Last Thursday, the World Wide Web Consortium kicked off a workshop for establishing e-gov standards for information sharing. There, attendee buzz was all around a fresh catchphrase: open-government data.
The phrase was a distillation of an idea that the new federal chief information officer Vivek Kundra has had for government agencies exposing more of their data for government use. And everyone was discussing it. One attendee asked how agencies would prepare the data in such a way that it could be useful to others. Maybe all government employees should have their own blogs so they could describe how they are fulfilling the agency mission, another suggested.
Kundra's vision was broad and would require a lot of work. But many federal managers — at least those charged with keeping and extending government data — were clearly passionate about making the whole idea of government data feeds work.

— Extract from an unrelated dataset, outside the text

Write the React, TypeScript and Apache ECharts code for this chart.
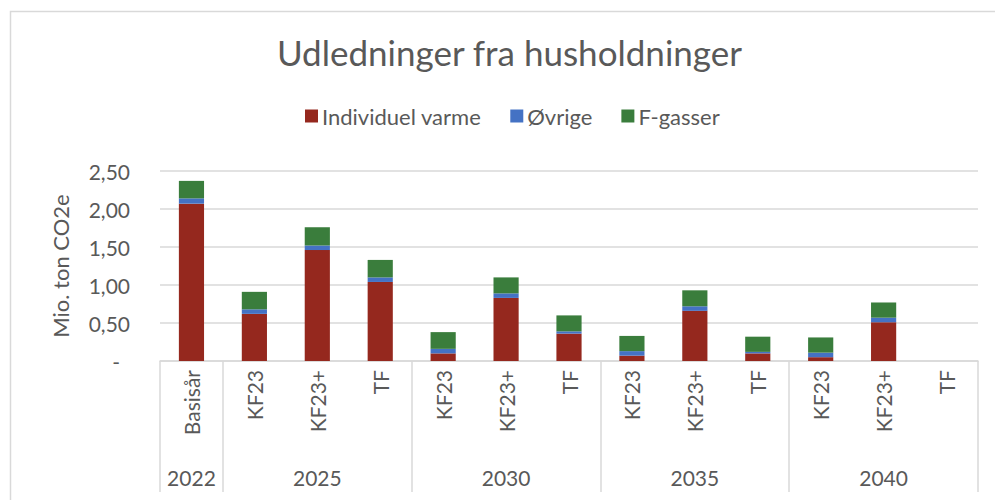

Now that vision may be evaporating as quickly as it arrived.
It was only two weeks ago that Kundra, formerly the chief technology officer for Washington, D.C., was named the first federal CIO for the U.S. government. Judging from his work in Washington, he had more than a few innovative ideas about how government could better use IT — from cloud computing and open data feeds to better reporting tools for displaying such data.
A week later and just a few hours after his keynote at the FOSE IT expo, the FBI arrested a member of Kundra's D.C. office on charges of bribery. Although Kundra was not charged, the Obama administration placed him on a leave of absence until the scope of the criminal case could be better understood.
Even if Kundra is cleared of malfeasance, the question is still out whether he will be returned to the federal CIO spot. "The fact that Kundra himself is not accused of any wrongdoing is beside the point, " Federal Computer Week news editor Michael Hardy pointed out. "As the District of Columbia’s chief technology officer since 2007, he was responsible for the actions of his 300 employees."
For an administration harping on government transparency and oversight, the fact that these shenanigans took place in Kundra's office may be reason enough to look elsewhere to fill the post.
Whatever the outcome for Kundra, it would be a pity to lose his ideas, even if they require additional work on the part of IT managers. As Kundra pointed out, the federal government has fallen behind the commercial sector when it comes to deploying new technologies, and this disparity leads to both greater costs and less citizen service. Opening government data and making greater use of commercial cloud technologies are both valid ideas that could close that gap.
Update (3/17/09): The White House has reappointed Kundra as CIO, according to sources.